Schwarze Dichterin
Die Poetin und Aktivistin kam 1984 nach Berlin, um an der Freien Universität zu unterrichten. Sie lebte mit ihrer Partnerin Gloria Joseph bis zu ihrem frühen Tod im November 1992 wiederholt in der Stadt. Dabei traf sie auf eine Gruppe Schwarzer Aktivistinnen mit der Dichterin und Dozentin May Ayim, der Künstlerin und Autorin Ika Hügel-Marshall und der Autorin Helga Emde. Diese Gruppe, die den Begriff afrodeutsch prägte, gilt vielen als Begründerin der Schwarzen Bewegung in Deutschland.
1934 geboren, war sie im New Yorker Stadtteil Harlem aufgewachsen. Früh lernte sie von ihrer Mutter lesen und schreiben und besuchte später die Hunter-College-Highschool, eine Schule für hochbegabte Kinder in der Upper Eastside in Manhattan. Bereits als Kind und Jugendliche nutzte sie die Ausdrucksform der Poesie. Eins ihrer Gedichte reichte sie beim Literaturmagazin ihrer Schule ein – es wurde abgelehnt. So veröffentlichte sie es stattdessen im Teenagermagazin »seventeen«.
Zwischen dem Schulabschluss 1959 und ihrem späteren Uniabschluss an der Colombia-Universität verbrachte sie einige Zeit an der Universidad Nacional Autónoma de México. Später beschrieb sie, wie wichtig diese Zeit vor allem für ihre künstlerische und persönliche Entwicklung gewesen war, als lesbische Frau und als Dichterin.
Zurück in New York entdeckte sie die queere Community in Greenwich Village für sich. Sie arbeitete als Bibliothekarin, schrieb und veröffentlichte weiterhin poetische und andere Texte, beendete ein Masterstudium und wurde Leiterin einer Bibliothek. 1968, nach Erscheinen ihres ersten Gedichtbandes, bekam sie einen Platz im Programm für Schriftstellerinnen am Tougaloo-College, einem historisch Schwarzen Afroamerikanischen College in Mississippi. 1970 folgte »Cables to Rage«. Im gleichen Jahr wurde ihre Ehe mit einem Mann geschieden.
Sie zog in den Stadtbezirk Staten Island, lehrte, schrieb, war politisch aktiv und gründete 1977 mit Barbara Smith den feministischen Verlag Kitchen Table: Women of Color Press. Mit »Coal« erschien ihr erstes Werk in einem größeren Verlag. Sie spürte darin den verschiedenen Ebenen ihrer Identität nach, mit denen sie sich selbst oft beschrieb: black lesbian feminist mother poet warrior (Schwarz, Lesbe, Feministin, Mutter, Dichterin, Kriegerin). Die Erfahrungen, die es in der gegenwärtigen Gesellschaft bedeutet, all das zugleich zu sein, ist Thema in vielen ihrer Werke, wie der spätere Essayband »Sister Outsider«. Auch ihre Krebserkrankung bearbeitete sie in Texten.

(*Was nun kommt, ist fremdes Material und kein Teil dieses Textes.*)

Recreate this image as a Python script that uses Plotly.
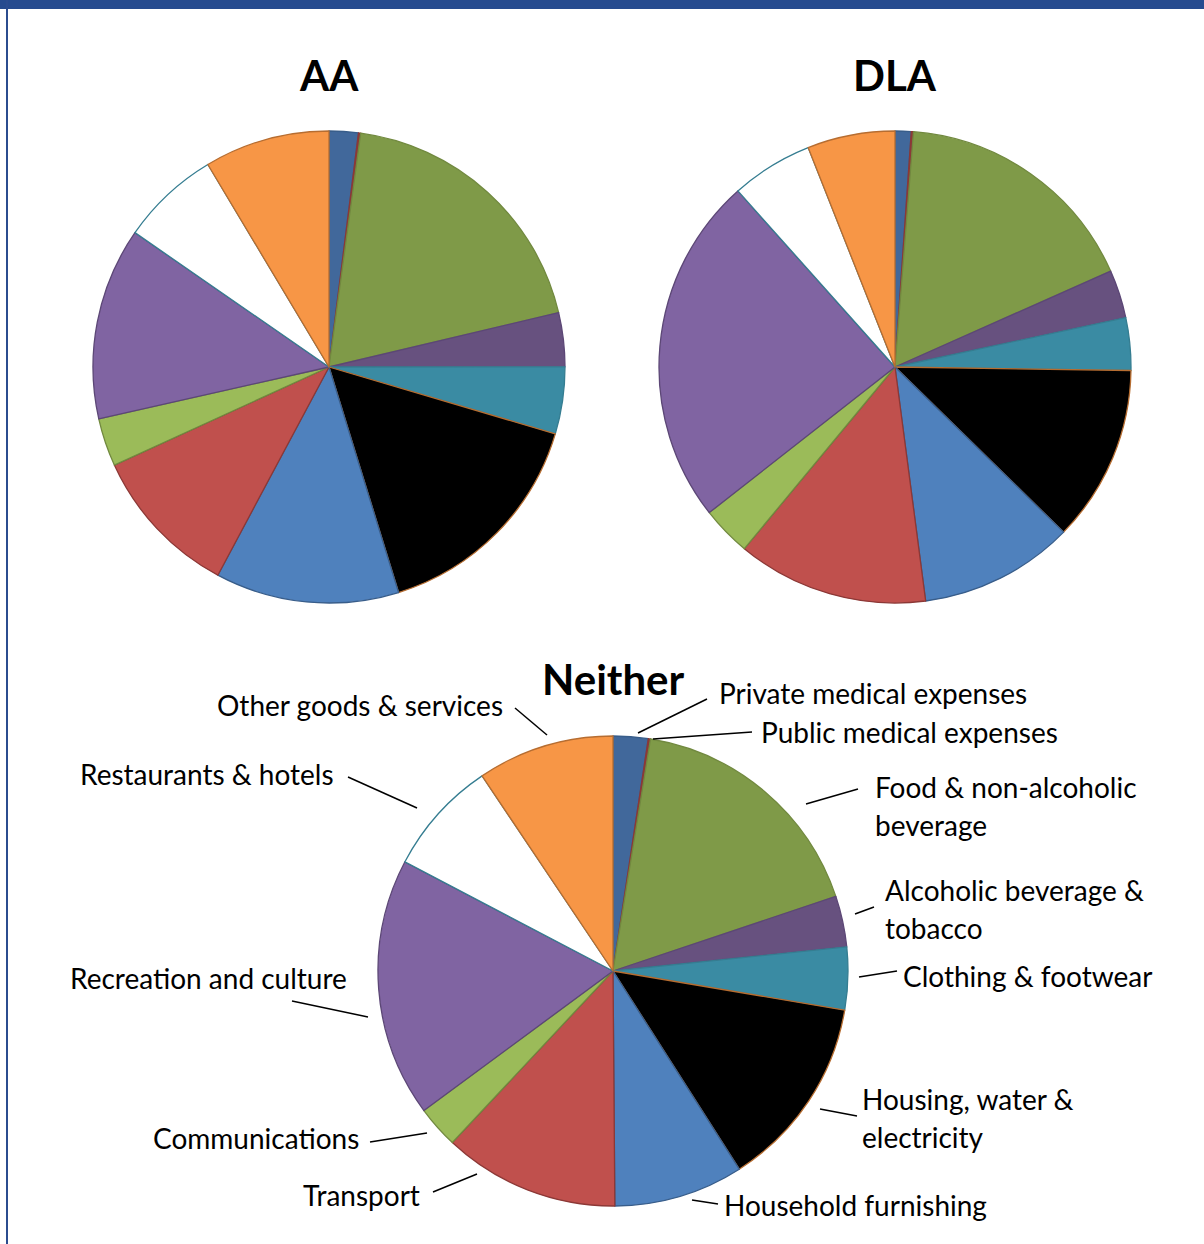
import plotly.graph_objects as go

# Household expenditure shares (%) by category, for each group
categories = [
    "Private medical expenses",
    "Public medical expenses",
    "Food & non-alcoholic beverage",
    "Alcoholic beverage & tobacco",
    "Clothing & footwear",
    "Housing, water & electricity",
    "Household furnishing",
    "Transport",
    "Communications",
    "Recreation and culture",
    "Restaurants & hotels",
    "Other goods & services",
]
aa_values = [2.0, 0.15, 19.2, 3.7, 4.6, 15.7, 12.6, 10.4, 3.3, 13.2, 6.8, 8.6]
dla_values = [1.1, 0.15, 17.1, 3.3, 3.6, 12.1, 10.6, 13.1, 3.4, 24.0, 5.6, 6.0]
neither_values = [2.4, 0.15, 17.3, 3.5, 4.3, 13.3, 8.9, 12.1, 2.9, 17.8, 7.9, 9.4]

fill_colors = [
    "#41689B", "#8B3A3A", "#7F9A48", "#67517F", "#3A8BA3", "#000000",
    "#4F81BD", "#C0504D", "#9BBB59", "#8064A2", "#FFFFFF", "#F79646",
]
edge_colors = [
    "#385D8A", "#8C3836", "#71893F", "#5C4776", "#357D91", "#B66D31",
    "#385D8A", "#8C3836", "#71893F", "#5C4776", "#357D91", "#B66D31",
]

W, H = 1204, 1244
FONT = "Lato"


def px_x(v):
    return v / W


def px_y(v):
    return 1 - v / H


def pie_domain(cx, cy, r):
    return dict(x=[px_x(cx - r), px_x(cx + r)], y=[px_y(cy + r), px_y(cy - r)])


def make_pie(values, name, domain):
    return go.Pie(
        labels=categories,
        values=values,
        name=name,
        sort=False,
        direction="clockwise",
        rotation=0,
        textinfo="none",
        hoverinfo="label+percent",
        showlegend=False,
        domain=domain,
        marker=dict(colors=fill_colors, line=dict(color=edge_colors, width=1.3)),
    )


fig = go.Figure()
fig.add_trace(make_pie(aa_values, "AA", pie_domain(329, 367, 236)))
fig.add_trace(make_pie(dla_values, "DLA", pie_domain(895, 367, 236)))
fig.add_trace(make_pie(neither_values, "Neither", pie_domain(613, 971, 235)))

# Titles above each pie
titles = [("AA", 329, 75), ("DLA", 895, 75), ("Neither", 613, 679)]
annotations = []
for text, x, y in titles:
    annotations.append(dict(
        text=f"<b>{text}</b>", x=px_x(x), y=px_y(y), xref="paper", yref="paper",
        xanchor="center", yanchor="middle", showarrow=False,
        font=dict(family=FONT, size=42, color="#000000"),
    ))

# Category labels around the "Neither" pie: (lines, x, first-line y, anchor)
LINE_STEP = 38
TEXT_PAD = 3  # annotation box padding to compensate for
label_layout = [
    (["Other goods & services"], 502, 705, "right"),
    (["Restaurants & hotels"], 333, 774, "right"),
    (["Recreation and culture"], 346, 978, "right"),
    (["Communications"], 358, 1138, "right"),
    (["Transport"], 419, 1195, "right"),
    (["Household furnishing"], 725, 1205, "left"),
    (["Housing, water &", "electricity"], 863, 1099, "left"),
    (["Food & non-alcoholic", "beverage"], 876, 787, "left"),
    (["Alcoholic beverage &", "tobacco"], 886, 890, "left"),
    (["Clothing & footwear"], 904, 976, "left"),
    (["Private medical expenses"], 720, 693, "left"),
    (["Public medical expenses"], 762, 732, "left"),
]
for lines, x, y, anchor in label_layout:
    xa = x - TEXT_PAD if anchor == "left" else x + TEXT_PAD
    for i, line in enumerate(lines):
        annotations.append(dict(
            text=line, x=px_x(xa), y=px_y(y + i * LINE_STEP),
            xref="paper", yref="paper",
            xanchor=anchor, yanchor="middle", showarrow=False,
            font=dict(family=FONT, size=28, color="#000000"),
        ))

# Leader lines from labels to the pie rim
leaders = [
    (515, 708, 547, 735),
    (348, 777, 417, 808),
    (292, 1001, 368, 1017),
    (370, 1142, 427, 1133),
    (433, 1192, 477, 1174),
    (692, 1200, 718, 1204),
    (820, 1109, 857, 1116),
    (806, 804, 858, 789),
    (855, 914, 874, 907),
    (859, 977, 897, 971),
    (638, 733, 707, 699),
    (653, 739, 752, 732),
]
shapes = []
for x0, y0, x1, y1 in leaders:
    shapes.append(dict(
        type="line", xref="paper", yref="paper",
        x0=px_x(x0), y0=px_y(y0), x1=px_x(x1), y1=px_y(y1),
        line=dict(color="#000000", width=1.5),
    ))

# Frame: top band and left rule
shapes.append(dict(type="rect", xref="paper", yref="paper",
                   x0=0, x1=1, y0=px_y(9), y1=1,
                   fillcolor="#264B8F", line=dict(width=0)))
shapes.append(dict(type="rect", xref="paper", yref="paper",
                   x0=px_x(6), x1=px_x(8), y0=0, y1=1,
                   fillcolor="#2B4C8F", line=dict(width=0)))

fig.update_layout(
    width=W, height=H,
    margin=dict(l=0, r=0, t=0, b=0),
    paper_bgcolor="#FFFFFF",
    plot_bgcolor="#FFFFFF",
    annotations=annotations,
    shapes=shapes,
)

fig.write_html("out.html")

Als sie während ihrer Berliner Jahre die rassistischen Anschläge in Deutschland erlebte, wandte sie sich mit Gloria Joseph in einem Offenen Brief an den damaligen Bundeskanzler. Sie benannten darin Rassismus, Xenophobie und Antisemitismus in Deutschland als Ursache für das Geschehen, beschrieben die Auswirkungen auf Migrantinnen und Schwarze Menschen und fordern die Regierung auf, statt über Aufnahmezahlen von Geflüchteten zu debattieren, Position gegen Ursachen und Täter zu beziehen, um dem ganzen ein Ende zu setzen.
20 Jahre später wurde beschlossen, in Berlin-Kreuzberg eine Straße nach ihr zu benennen. Welche es sein wird, steht noch nicht fest.